The bank’s profits suffered a 92% decline in the fourth quarter, impacted by one-off costs such as legal fees. Additionally, it has revised down its cost targets for 2025 while highlighting its reliance on trading activities for revenue generation.
Currently, nearly one-third of Deutsche’s revenue is sourced from its fixed income and currencies (FIC) division, which has performed well due to market volatility. Factors like political changes in the US, budget challenges in the UK, and an upcoming general election in Germany are likely to sustain this momentum into 2025.
However, investors remain cautious about trading income, perceiving it as less stable and more capital-intensive compared to wealth management. This concern partly explains why Deutsche Bank is valued at only 0.6 times its tangible book value, compared to UBS’s valuation of 1.5 times, supported by its expansive wealth management division.
While Deutsche Bank has moved away from its ambitions to become “Europe’s Goldman Sachs,” it faces similar challenges to those experienced by Goldman regarding reliance on trading segments. Goldman Sachs’ focus on FIC has made it difficult to bridge the valuation divide with firms like Morgan Stanley and JPMorgan Chase, which possess substantial wealth management operations.

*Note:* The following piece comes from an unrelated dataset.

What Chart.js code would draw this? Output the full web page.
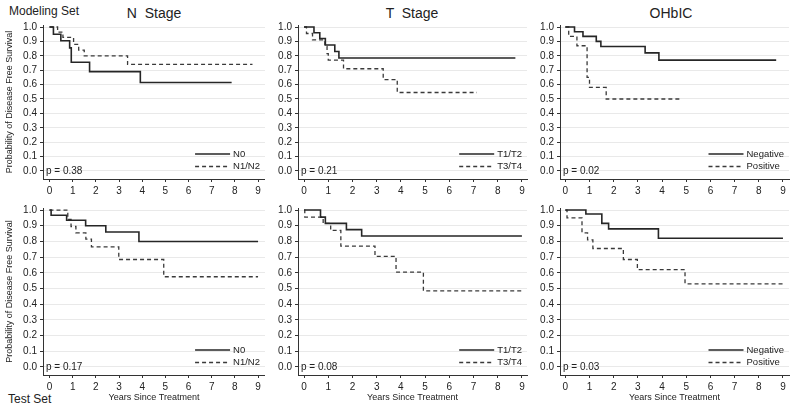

Goldman Sachs is adopting a dual strategy to diversify its revenue streams and mitigate concerns around trading volatility. Similarly, Deutsche Bank is emphasizing the stability of a portion of its FIC revenues that derives from client credit extensions, referred to as “financing.”
Sewing stated that 2025 will be a critical year for Deutsche Bank, marking a pivotal moment for assessing the effectiveness of its turnaround initiatives. However, it will require more than a single year for investors to be convinced of the bank’s newfound predictability.